Centre of Mass of Moving Equipment

[Aytacoglu]

Hi All,

I am trying to carry out a calculation for a transportation arrangement of an equipment in a plant room.

The equipment we have is a transformer and it is quite heavy (~11 tonnes).

The proposal from the contractor is to use skates to undertake this. They are proposing to put 2no. skates at the back of the equipment, and 1no. skate at the front, so that someone can divert the machine and bring it to its final position.

My concern is on how to calculate the load using this method. Obviously this like a 3-point system where you have 2no. skates at the back and 1no. bigger skate at the front. I am looking to calculate the force that will be exerted by each skate on the floor. It seems like the distribution is not going to be even due to the arrangement and we can't assume 11 tonnes equally distributed 11/3 = 3.67 tonnes each skate.

My question is how to work this out and how to get the Centre of Gravity so that I can accurately calculate the distribution between different skates?

I have attached an image of the arrangement for reference.

It would be great if someone can assist with this.

Kind Regards,

 

[desertfox]

Hi Aytacogulu

In order to do this you would need to know where the centre of gravity is currently or have a reasonable estimate of its position, do you have that information?

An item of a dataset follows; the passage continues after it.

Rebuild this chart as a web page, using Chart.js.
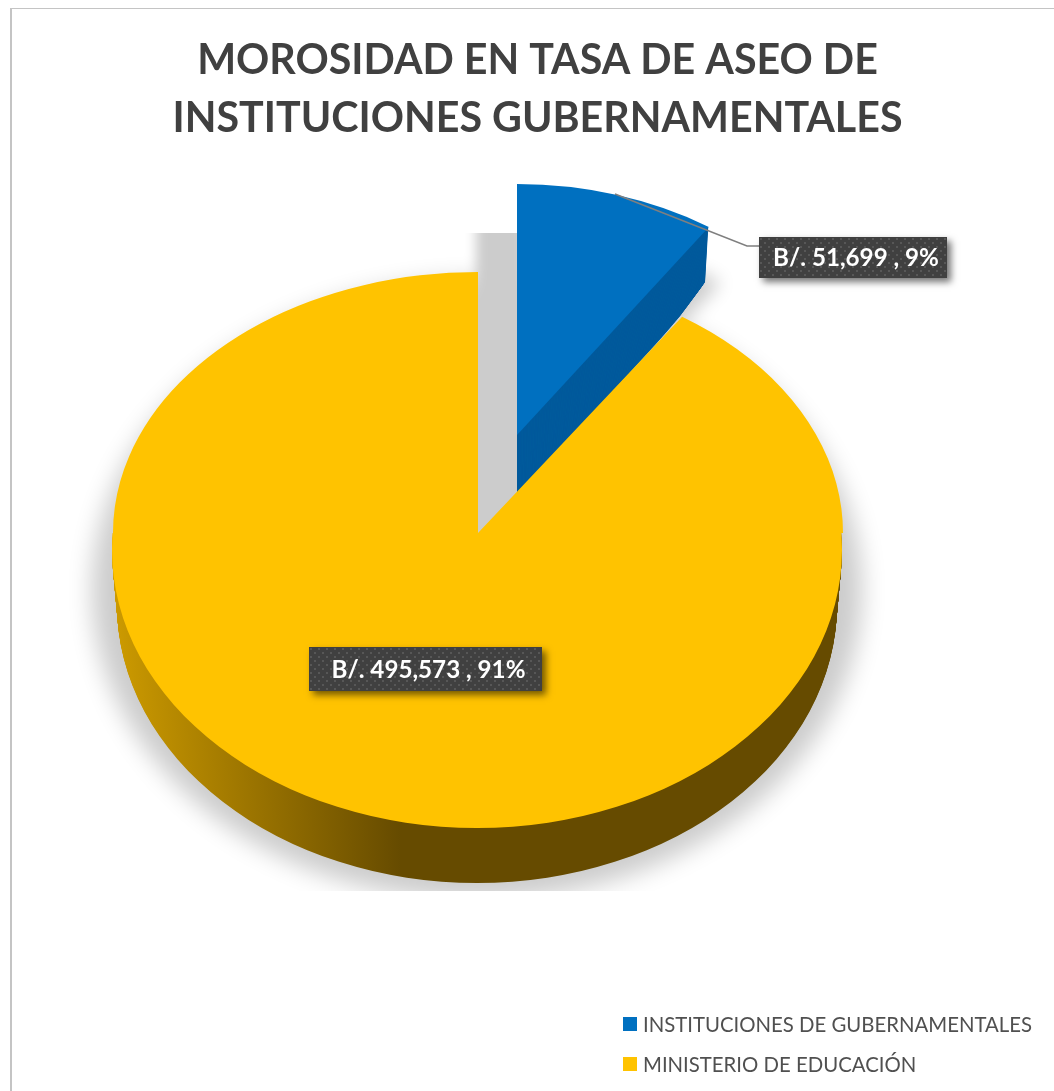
<!DOCTYPE html>
<html lang="es">
<head>
<meta charset="UTF-8">
<title>Morosidad en tasa de aseo</title>
<script src="https://cdn.jsdelivr.net/npm/chart.js@4"></script>
<style>
  html, body { margin: 0; padding: 0; background: #fff; overflow: hidden; }
  #wrap { position: relative; width: 1054px; height: 1091px; font-family: Lato, sans-serif; }
  #frame { position: absolute; left: 10px; top: 8px; right: 0; bottom: 0; border-left: 2px solid #c4c4c4; border-top: 1px solid #c4c4c4; }
  canvas { position: absolute; left: 0; top: 0; }
  .leg { position: absolute; left: 623px; display: flex; align-items: center; font-size: 20.35px; color: #505050; white-space: nowrap; line-height: 24px; }
  .leg i { display: block; width: 14px; height: 14px; margin-right: 6px; }
</style>
</head>
<body>
<div id="wrap">
  <div id="frame"></div>
  <canvas id="pie" width="1054" height="1091"></canvas>
</div>
<script>
// datos
const categorias = ['INSTITUCIONES DE GUBERNAMENTALES', 'MINISTERIO DE EDUCACIÓN'];
const valores = [51699, 495573];
const colores = ['#0070C0', '#FFC300'];
const titulo = ['MOROSIDAD EN TASA DE ASEO DE', 'INSTITUCIONES GUBERNAMENTALES'];

// geometria del pastel "3D"
const PROF = 55;
const PROF_AZUL = 62;
const azul = { cx: 517, cy: 435, rx: 343, ry: 251 };
const amarilloArriba = { cx: 478, cy: 533, rx: 365, ry: 261 };
const amarilloAbajo = { cx: 477, cy: 550, rx: 365, ry: 278 };
const cajas = [
  { x: 759, y: 237, w: 188, h: 41 },
  { x: 309, y: 647, w: 233, h: 44 }
];

function ubicar(ctx, arc, g, dy) {
  ctx.translate(g.cx, g.cy + dy);
  ctx.scale(g.rx / arc.outerRadius, g.ry / arc.outerRadius);
  ctx.translate(-arc.x, -arc.y);
}

// copia del arco con otro relleno; completo = circulo entero
function copia(arc, fill, completo) {
  const c = Object.create(arc);
  c.options = Object.assign({}, arc.options, { backgroundColor: fill });
  if (completo) {
    c.startAngle = -Math.PI / 2;
    c.endAngle = Math.PI * 1.5;
    c.circumference = Math.PI * 2;
  }
  return c;
}

function dibujar(ctx, arc, g, dy) {
  ctx.save();
  ubicar(ctx, arc, g, dy);
  arc.draw(ctx);
  ctx.restore();
}

// la pared se estrecha un poco hacia abajo
function pared(ctx, arc, g, prof, encoge) {
  for (let d = prof; d > 0; d--) {
    dibujar(ctx, arc, { cx: g.cx, cy: g.cy, rx: g.rx * (1 - d * encoge), ry: g.ry }, d);
  }
}

function sombra(chart, arcos) {
  const ctx = chart.ctx;
  const m = document.createElement('canvas');
  m.width = chart.width; m.height = chart.height;
  const mc = m.getContext('2d');
  mc.filter = 'blur(12px)';
  dibujar(mc, copia(arcos[1], '#000', true), { cx: 477, cy: 590, rx: 385, ry: 310 }, 0);
  mc.filter = 'blur(9px)';
  dibujar(mc, copia(arcos[0], '#000'), { cx: 528, cy: 490, rx: 345, ry: 251 }, 0);
  mc.filter = 'blur(6px)';
  mc.fillStyle = '#000';
  mc.fillRect(476, 190, 50, 350);
  ctx.save();
  ctx.beginPath();
  ctx.rect(0, 233, chart.width, 658);
  ctx.clip();
  ctx.globalAlpha = 0.2;
  ctx.drawImage(m, 0, 0);
  ctx.restore();
}

function etiqueta(ctx, caja, texto) {
  const tile = document.createElement('canvas');
  tile.width = 8; tile.height = 8;
  const t = tile.getContext('2d');
  t.fillStyle = '#404040';
  t.fillRect(0, 0, 8, 8);
  t.fillStyle = '#575757';
  t.fillRect(1, 1, 2, 2);
  t.fillRect(5, 5, 2, 2);
  ctx.save();
  ctx.shadowColor = 'rgba(0,0,0,0.55)';
  ctx.shadowBlur = 7;
  ctx.shadowOffsetX = 4;
  ctx.shadowOffsetY = 4;
  ctx.fillStyle = '#404040';
  ctx.fillRect(caja.x, caja.y, caja.w, caja.h);
  ctx.restore();
  ctx.save();
  ctx.translate(caja.x, caja.y);
  ctx.fillStyle = ctx.createPattern(tile, 'repeat');
  ctx.fillRect(0, 0, caja.w, caja.h);
  ctx.restore();
  ctx.fillStyle = '#fff';
  ctx.font = 'bold 24.2px Lato, sans-serif';
  ctx.textAlign = 'center';
  ctx.textBaseline = 'middle';
  ctx.fillText(texto, caja.x + caja.w / 2 + 3, caja.y + caja.h / 2 + 1);
}

const pastel3d = {
  id: 'pastel3d',
  beforeDatasetsDraw(chart) {
    const ctx = chart.ctx;
    const arcos = chart.getDatasetMeta(0).data;
    sombra(chart, arcos);

    // porcion azul separada; se recorta la esquina inferior de la pared
    ctx.save();
    ctx.beginPath();
    ctx.moveTo(510, 170);
    ctx.lineTo(712, 170);
    ctx.lineTo(705, 282);
    ctx.lineTo(680, 316);
    ctx.lineTo(510, 520);
    ctx.closePath();
    ctx.clip();
    pared(ctx, copia(arcos[0], '#005A9C'), azul, PROF_AZUL, 0.00025);
    ctx.restore();
    dibujar(ctx, arcos[0], azul, 0);

    // pared amarilla con degradado
    const sx = amarilloAbajo.rx / arcos[1].outerRadius;
    const xLocal = v => arcos[1].x + (v - amarilloAbajo.cx) / sx;
    const grad = ctx.createLinearGradient(xLocal(112), 0, xLocal(400), 0);
    grad.addColorStop(0, '#CC9A00');
    grad.addColorStop(1, '#664B00');
    ctx.save();
    ctx.beginPath();
    ctx.rect(0, 533, chart.width, chart.height - 533);
    ctx.clip();
    pared(ctx, copia(arcos[1], grad, true), amarilloAbajo, PROF, 0.00025);
    dibujar(ctx, copia(arcos[1], colores[1], true), amarilloAbajo, 0);
    ctx.restore();
    ctx.save();
    ctx.beginPath();
    ctx.rect(0, 0, chart.width, 533);
    ctx.clip();
    dibujar(ctx, arcos[1], amarilloArriba, 0);
    ctx.restore();

    // linea guia
    ctx.strokeStyle = '#7F7F7F';
    ctx.lineWidth = 1.5;
    ctx.beginPath();
    ctx.moveTo(615, 194);
    ctx.lineTo(747, 246);
    ctx.lineTo(759, 246);
    ctx.stroke();

    const total = valores.reduce((a, b) => a + b, 0);
    valores.forEach((v, i) => {
      const txt = 'B/. ' + v.toLocaleString('en-US') + ' , ' + Math.round(v / total * 100) + '%';
      etiqueta(ctx, cajas[i], txt);
    });
    return false;
  }
};

new Chart(document.getElementById('pie'), {
  type: 'pie',
  data: {
    labels: categorias,
    datasets: [{ data: valores, backgroundColor: colores, borderWidth: 0 }]
  },
  options: {
    responsive: false,
    animation: false,
    devicePixelRatio: 1,
    layout: { padding: { left: 21, top: 22 } },
    plugins: {
      legend: { display: false },
      tooltip: { enabled: false },
      title: {
        display: true,
        text: titulo,
        color: '#404040',
        font: { family: 'Lato, sans-serif', size: 41.2, weight: 'bold', lineHeight: 1.41 }
      }
    }
  },
  plugins: [pastel3d]
});

// leyenda
const wrap = document.getElementById('wrap');
categorias.forEach((c, i) => {
  const d = document.createElement('div');
  d.className = 'leg';
  d.style.top = (1012 + i * 40) + 'px';
  d.innerHTML = '<i style="background:' + colores[i] + '"></i>' + c;
  wrap.appendChild(d);
});
</script>
</body>
</html>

“Do not worry about your problems with mathematics, I assure you mine are far greater.” Albert Einstein

 

[Aytacoglu]

Hi Desrtfox,

No I do not know the centre of gravity and that's what I am looking to calculate using the position of these skates. I do have the exact position of the skates.

 

[SWComposites]

Assuming the cg of the transformer is in the center of it, just conservatively assume the front single skate sees 50% of the total load.

 

[Enable]

Isn't this little guy the CG (pretty close to center but somewhat offset towards the front)?

 

[desertfox]

Sadly without the centre of gravity of the device you wouldn’t be able to calculate the loads on the skates. However I notice that there is a red and black circle within the drawing you show which looks like the symbol for the centre of gravity unless you have marked that on?
If I make the assumption that the centre of gravity is in the centre of the 2456 dimension then the 11tons divides by 2 and would equal 5.5 tons back and front, so now looking at the two skates at the back where the 1021 dimension is, then the 5.5 tons to the rear would each have 2.75 tons on each rear skid.
That’s making the assumption on the centre of gravity being dead central in length and width of the device, I have made that assumption based on looking at the drawing that everything seems symmetrical in side and front elevations, if that isn’t the case then the skids will have different loadings. Best I can do given the information.

“Do not worry about your problems with mathematics, I assure you mine are far greater.” Albert Einstein

 

[human909]

IMO play it safe. Forget COM games, use 4 skates and make conservative assumptions.

I recently did this with a 17T machine across an elevated steel deck flooring. For stability 4 skates were used and it was conservatively assumed that half the load 8.5T could end up on one skate.

Additional floor joists were added at 12mm steel plate was added everywhere that would be used as a rolling area for the skates. Rather than an operator assisted trolley, chain blocks were used to move the item. Sure it was slower but it was effective. The whole operation of removing one 11T item and replacing it with a 17T item was expected to take two days but we got it done in one. Which was great considering we needed to pay for a 250T crane to site.